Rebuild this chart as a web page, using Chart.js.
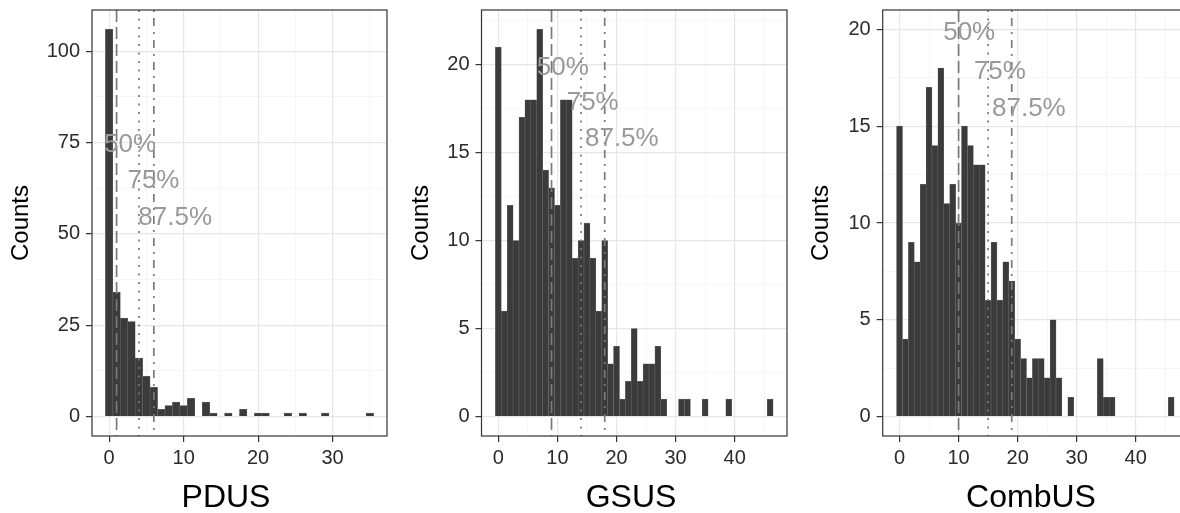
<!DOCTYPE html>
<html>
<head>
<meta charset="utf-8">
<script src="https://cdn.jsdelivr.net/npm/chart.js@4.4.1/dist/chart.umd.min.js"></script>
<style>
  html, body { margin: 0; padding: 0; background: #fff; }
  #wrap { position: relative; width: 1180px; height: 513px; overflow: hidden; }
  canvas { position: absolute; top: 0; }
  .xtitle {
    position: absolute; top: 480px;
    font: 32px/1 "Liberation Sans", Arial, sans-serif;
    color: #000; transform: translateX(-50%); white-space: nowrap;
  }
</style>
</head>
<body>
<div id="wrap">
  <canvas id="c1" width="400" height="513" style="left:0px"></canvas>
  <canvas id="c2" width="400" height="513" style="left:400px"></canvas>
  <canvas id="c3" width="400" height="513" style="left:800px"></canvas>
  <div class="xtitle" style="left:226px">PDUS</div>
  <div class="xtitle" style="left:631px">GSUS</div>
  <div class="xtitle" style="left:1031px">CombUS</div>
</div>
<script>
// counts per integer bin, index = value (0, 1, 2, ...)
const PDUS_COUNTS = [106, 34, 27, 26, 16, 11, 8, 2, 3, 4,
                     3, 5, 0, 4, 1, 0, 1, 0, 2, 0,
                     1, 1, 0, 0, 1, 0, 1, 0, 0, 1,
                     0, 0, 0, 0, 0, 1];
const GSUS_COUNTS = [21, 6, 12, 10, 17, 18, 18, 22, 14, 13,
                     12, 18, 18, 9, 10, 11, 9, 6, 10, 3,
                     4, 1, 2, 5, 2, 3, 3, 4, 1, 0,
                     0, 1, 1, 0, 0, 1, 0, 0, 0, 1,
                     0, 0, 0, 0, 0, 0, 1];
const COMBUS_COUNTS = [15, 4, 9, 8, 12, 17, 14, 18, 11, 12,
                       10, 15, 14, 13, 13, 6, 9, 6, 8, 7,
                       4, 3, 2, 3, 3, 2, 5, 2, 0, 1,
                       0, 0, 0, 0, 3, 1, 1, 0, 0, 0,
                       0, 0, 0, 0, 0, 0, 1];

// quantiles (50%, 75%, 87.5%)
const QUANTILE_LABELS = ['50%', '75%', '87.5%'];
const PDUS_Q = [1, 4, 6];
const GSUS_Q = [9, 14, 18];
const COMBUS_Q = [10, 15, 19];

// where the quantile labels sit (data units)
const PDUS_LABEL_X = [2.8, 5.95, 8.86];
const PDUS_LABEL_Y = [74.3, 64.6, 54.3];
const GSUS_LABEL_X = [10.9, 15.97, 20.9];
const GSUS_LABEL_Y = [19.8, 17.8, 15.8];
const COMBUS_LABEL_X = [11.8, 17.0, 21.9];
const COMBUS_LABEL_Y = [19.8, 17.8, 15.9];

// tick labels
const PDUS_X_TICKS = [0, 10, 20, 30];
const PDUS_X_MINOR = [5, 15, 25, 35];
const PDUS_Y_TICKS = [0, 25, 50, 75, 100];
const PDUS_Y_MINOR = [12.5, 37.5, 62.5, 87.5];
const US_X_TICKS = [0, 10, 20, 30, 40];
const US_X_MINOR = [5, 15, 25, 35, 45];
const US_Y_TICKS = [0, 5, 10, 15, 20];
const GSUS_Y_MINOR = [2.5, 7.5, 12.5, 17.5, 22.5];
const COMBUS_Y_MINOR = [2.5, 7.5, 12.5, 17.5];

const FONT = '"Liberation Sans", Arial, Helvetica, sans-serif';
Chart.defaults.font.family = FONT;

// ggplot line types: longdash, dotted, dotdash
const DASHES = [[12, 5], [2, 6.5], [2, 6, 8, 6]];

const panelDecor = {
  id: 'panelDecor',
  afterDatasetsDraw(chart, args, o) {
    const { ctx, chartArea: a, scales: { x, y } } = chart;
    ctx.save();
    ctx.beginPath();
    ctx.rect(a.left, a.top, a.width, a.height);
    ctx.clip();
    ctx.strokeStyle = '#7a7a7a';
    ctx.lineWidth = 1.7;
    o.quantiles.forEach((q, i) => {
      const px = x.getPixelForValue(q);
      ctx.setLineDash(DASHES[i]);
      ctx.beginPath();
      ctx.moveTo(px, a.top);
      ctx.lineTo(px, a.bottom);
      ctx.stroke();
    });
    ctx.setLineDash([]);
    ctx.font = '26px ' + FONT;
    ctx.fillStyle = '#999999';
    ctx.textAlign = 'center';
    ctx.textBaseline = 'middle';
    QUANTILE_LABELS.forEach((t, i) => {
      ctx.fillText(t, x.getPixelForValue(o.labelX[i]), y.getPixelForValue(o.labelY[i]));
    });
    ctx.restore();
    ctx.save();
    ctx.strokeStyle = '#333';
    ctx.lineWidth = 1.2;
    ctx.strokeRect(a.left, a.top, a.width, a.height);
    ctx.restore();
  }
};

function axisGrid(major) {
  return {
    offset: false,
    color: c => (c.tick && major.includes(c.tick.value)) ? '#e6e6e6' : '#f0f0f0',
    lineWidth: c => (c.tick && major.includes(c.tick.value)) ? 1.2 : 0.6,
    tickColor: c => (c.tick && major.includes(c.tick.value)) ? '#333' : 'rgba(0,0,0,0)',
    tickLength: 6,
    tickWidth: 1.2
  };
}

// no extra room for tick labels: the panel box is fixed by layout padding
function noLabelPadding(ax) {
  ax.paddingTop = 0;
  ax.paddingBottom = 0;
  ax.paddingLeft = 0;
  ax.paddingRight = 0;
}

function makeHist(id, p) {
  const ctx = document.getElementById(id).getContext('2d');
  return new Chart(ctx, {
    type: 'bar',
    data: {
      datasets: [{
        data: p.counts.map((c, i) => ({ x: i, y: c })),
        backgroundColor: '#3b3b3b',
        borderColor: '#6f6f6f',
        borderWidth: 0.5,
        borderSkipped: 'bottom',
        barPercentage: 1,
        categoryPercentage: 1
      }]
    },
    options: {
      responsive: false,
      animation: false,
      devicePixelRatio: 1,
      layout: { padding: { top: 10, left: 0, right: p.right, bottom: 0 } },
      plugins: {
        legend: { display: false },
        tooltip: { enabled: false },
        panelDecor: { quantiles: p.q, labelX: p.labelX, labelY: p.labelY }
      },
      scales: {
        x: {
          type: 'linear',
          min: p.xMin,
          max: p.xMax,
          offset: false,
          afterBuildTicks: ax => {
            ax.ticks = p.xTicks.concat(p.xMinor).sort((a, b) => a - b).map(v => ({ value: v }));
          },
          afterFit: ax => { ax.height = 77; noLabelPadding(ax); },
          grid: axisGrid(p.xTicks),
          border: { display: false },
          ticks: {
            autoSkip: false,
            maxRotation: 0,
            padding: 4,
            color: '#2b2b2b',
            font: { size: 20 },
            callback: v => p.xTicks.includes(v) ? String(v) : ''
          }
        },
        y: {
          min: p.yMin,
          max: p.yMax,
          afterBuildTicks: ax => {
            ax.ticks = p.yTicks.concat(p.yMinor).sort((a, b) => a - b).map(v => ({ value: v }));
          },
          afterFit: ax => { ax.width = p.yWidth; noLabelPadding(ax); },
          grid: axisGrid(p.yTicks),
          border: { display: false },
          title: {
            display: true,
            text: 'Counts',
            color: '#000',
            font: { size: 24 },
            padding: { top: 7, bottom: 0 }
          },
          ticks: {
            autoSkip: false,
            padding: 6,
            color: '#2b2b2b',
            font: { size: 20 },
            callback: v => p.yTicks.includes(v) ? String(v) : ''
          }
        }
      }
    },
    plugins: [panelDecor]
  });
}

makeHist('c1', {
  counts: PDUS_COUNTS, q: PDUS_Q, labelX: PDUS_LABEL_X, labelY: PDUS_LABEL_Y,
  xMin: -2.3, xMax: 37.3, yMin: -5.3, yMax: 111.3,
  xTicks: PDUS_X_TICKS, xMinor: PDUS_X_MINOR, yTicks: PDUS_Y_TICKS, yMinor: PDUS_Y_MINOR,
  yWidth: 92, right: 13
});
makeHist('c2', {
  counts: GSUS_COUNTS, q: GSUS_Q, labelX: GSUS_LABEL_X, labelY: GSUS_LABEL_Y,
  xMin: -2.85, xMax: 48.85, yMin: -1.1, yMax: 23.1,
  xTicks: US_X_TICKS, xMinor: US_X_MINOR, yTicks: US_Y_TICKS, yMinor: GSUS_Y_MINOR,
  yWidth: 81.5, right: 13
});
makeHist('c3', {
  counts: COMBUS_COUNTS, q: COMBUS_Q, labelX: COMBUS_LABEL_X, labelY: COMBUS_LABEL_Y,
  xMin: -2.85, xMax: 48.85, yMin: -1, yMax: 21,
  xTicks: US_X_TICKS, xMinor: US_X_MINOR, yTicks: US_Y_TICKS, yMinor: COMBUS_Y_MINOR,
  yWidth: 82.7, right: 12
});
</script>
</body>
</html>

==

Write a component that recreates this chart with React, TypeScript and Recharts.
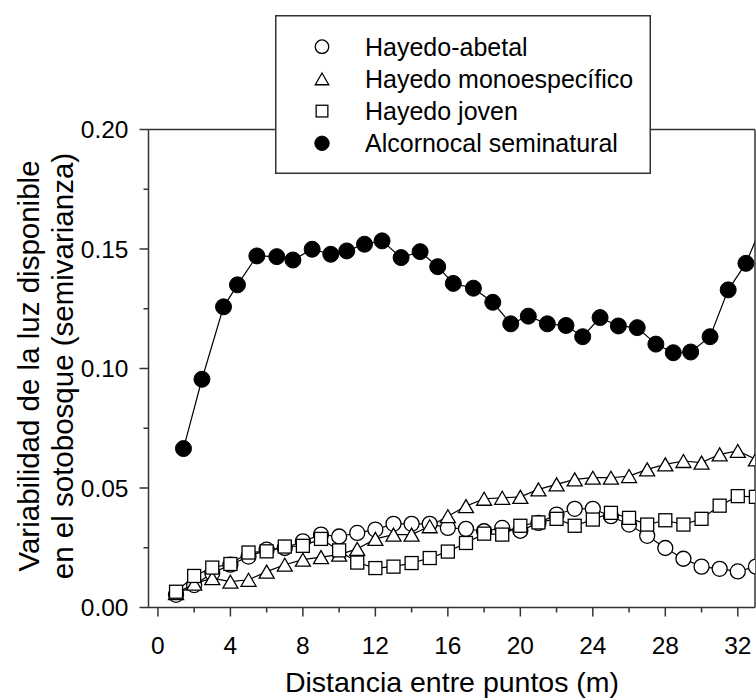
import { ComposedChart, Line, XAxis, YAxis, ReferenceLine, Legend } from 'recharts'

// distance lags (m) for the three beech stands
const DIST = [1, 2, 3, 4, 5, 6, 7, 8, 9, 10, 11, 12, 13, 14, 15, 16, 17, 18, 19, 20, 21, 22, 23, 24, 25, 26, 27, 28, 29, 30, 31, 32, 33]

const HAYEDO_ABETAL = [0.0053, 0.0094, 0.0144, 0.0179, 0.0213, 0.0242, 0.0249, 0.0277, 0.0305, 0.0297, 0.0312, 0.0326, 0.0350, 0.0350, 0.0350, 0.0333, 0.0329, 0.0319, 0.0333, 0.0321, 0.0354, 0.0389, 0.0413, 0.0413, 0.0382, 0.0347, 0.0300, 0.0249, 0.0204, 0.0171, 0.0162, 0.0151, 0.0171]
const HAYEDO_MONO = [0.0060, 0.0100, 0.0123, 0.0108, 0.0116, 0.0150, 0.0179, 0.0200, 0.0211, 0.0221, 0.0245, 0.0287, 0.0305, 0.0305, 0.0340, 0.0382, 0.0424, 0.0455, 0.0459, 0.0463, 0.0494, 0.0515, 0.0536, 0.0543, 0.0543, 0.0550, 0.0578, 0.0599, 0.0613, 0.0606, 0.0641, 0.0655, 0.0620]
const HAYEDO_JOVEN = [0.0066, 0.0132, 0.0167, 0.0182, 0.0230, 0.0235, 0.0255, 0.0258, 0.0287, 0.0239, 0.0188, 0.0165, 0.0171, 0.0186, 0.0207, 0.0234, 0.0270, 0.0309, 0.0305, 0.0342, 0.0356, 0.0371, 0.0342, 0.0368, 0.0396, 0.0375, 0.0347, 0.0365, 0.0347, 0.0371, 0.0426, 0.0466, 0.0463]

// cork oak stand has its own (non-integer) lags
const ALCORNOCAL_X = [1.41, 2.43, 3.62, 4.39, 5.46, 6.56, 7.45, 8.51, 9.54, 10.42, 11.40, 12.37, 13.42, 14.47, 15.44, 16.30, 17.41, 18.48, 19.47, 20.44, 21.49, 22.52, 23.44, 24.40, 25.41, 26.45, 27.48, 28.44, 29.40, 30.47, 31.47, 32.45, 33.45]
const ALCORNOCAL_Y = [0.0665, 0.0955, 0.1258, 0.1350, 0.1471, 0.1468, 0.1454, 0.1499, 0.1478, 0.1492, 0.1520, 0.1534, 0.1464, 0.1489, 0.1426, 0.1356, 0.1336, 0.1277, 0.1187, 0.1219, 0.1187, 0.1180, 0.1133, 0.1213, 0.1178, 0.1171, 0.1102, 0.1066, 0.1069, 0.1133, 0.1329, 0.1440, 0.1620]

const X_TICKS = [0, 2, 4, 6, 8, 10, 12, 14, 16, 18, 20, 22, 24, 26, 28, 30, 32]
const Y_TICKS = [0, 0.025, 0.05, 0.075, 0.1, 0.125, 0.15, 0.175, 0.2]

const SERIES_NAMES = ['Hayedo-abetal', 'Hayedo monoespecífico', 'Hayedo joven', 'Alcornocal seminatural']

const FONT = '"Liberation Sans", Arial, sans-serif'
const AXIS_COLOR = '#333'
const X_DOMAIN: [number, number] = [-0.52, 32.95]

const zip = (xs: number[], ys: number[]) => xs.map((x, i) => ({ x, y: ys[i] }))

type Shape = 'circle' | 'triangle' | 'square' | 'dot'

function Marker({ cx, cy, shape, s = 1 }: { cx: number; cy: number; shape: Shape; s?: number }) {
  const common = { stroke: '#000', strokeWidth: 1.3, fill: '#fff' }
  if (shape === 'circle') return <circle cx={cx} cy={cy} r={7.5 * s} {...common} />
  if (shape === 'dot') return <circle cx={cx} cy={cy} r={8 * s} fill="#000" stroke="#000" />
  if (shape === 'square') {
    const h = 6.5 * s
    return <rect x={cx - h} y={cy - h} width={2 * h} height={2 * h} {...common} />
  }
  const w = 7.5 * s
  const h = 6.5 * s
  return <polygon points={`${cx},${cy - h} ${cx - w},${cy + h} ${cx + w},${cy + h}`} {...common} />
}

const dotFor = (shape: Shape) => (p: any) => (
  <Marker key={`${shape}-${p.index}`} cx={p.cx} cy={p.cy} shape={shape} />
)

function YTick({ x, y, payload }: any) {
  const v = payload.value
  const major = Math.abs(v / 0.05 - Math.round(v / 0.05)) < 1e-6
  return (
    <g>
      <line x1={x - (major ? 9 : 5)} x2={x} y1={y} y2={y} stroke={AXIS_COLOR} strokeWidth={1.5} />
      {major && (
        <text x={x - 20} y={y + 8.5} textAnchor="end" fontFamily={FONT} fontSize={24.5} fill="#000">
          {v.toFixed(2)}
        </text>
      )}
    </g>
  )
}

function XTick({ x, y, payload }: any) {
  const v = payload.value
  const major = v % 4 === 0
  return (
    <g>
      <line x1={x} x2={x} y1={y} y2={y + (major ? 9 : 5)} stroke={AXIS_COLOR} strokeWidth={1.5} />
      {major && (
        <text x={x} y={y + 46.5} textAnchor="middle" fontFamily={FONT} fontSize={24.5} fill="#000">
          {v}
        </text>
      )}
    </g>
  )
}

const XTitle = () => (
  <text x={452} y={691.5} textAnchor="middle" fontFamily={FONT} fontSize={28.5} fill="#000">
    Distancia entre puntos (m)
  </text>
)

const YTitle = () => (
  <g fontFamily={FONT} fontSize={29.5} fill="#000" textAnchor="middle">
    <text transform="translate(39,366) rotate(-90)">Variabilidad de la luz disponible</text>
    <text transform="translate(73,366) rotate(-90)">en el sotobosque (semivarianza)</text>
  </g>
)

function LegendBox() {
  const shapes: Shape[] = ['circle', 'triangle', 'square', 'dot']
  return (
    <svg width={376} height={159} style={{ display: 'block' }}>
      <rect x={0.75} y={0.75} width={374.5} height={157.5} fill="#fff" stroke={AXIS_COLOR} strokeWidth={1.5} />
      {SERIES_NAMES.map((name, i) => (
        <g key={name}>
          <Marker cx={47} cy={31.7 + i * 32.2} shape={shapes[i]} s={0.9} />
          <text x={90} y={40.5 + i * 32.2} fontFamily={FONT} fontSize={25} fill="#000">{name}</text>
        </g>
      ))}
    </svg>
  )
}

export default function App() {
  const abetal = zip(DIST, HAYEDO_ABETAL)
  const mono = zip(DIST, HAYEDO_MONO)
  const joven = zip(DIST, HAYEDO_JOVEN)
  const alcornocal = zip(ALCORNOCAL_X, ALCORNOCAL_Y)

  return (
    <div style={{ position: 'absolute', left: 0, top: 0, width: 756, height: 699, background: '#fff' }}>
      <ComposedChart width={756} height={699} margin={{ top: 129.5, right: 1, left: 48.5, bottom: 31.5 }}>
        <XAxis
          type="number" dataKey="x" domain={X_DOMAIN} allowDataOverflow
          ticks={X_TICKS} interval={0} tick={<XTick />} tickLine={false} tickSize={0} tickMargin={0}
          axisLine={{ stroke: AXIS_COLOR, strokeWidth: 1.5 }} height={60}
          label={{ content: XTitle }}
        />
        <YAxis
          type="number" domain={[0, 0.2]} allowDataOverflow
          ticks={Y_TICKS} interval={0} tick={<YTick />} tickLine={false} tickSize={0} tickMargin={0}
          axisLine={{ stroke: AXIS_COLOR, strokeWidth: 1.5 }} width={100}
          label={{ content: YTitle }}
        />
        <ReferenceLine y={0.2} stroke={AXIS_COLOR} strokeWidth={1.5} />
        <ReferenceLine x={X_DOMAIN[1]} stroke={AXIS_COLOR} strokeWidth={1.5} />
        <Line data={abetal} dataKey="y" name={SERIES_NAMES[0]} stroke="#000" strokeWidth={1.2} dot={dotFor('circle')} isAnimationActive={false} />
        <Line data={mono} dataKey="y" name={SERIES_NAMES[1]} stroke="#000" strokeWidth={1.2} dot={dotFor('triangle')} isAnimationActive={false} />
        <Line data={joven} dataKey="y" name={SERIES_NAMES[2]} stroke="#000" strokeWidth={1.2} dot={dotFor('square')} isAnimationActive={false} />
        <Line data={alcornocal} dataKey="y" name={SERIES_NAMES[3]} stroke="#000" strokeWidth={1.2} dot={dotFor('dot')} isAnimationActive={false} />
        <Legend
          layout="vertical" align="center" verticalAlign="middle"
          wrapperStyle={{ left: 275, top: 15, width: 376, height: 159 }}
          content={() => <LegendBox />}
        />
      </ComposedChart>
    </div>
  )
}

---

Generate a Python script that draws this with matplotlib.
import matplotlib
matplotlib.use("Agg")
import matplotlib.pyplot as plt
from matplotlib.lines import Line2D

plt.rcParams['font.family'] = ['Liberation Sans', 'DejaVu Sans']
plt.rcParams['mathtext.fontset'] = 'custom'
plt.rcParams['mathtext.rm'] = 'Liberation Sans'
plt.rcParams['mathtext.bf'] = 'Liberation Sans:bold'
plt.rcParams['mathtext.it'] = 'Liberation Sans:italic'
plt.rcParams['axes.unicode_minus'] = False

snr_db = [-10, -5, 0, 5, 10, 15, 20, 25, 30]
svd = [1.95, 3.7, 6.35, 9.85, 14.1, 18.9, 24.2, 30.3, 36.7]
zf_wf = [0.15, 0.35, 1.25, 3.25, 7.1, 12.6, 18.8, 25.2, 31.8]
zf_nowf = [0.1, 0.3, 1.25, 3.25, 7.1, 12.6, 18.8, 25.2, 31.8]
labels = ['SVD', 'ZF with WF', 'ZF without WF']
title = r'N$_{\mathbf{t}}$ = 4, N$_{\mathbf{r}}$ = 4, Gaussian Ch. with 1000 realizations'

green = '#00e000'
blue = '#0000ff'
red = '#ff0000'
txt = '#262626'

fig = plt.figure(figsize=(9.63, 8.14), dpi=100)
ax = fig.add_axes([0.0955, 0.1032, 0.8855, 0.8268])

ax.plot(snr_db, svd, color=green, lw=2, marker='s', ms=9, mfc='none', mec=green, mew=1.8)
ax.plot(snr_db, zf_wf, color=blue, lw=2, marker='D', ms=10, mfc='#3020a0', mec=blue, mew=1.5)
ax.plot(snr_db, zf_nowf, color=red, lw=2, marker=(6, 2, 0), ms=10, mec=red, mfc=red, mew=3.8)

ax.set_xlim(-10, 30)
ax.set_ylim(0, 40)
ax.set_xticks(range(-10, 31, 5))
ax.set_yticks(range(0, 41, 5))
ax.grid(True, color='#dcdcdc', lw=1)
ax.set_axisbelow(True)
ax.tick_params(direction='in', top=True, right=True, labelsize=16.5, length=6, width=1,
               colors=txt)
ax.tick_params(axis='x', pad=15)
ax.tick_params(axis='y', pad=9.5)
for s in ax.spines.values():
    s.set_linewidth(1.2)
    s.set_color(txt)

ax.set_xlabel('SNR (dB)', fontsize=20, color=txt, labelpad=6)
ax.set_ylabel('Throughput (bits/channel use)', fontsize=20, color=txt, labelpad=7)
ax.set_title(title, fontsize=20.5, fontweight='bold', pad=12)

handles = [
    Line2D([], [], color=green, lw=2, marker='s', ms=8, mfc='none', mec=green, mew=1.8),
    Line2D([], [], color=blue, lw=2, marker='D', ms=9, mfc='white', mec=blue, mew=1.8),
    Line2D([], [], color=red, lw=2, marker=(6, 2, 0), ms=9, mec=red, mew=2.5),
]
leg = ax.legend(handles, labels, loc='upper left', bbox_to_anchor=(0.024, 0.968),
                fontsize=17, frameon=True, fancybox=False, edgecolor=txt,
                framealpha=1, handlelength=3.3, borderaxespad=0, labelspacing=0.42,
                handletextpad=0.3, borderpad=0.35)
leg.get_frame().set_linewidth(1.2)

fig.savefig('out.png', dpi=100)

Work required:
Show all lines in the entries above where the string "matplotlib" appears.

The solution:
Generate a Python script that draws this with matplotlib.
import matplotlib
matplotlib.use("Agg")
import matplotlib.pyplot as plt
from matplotlib.lines import Line2D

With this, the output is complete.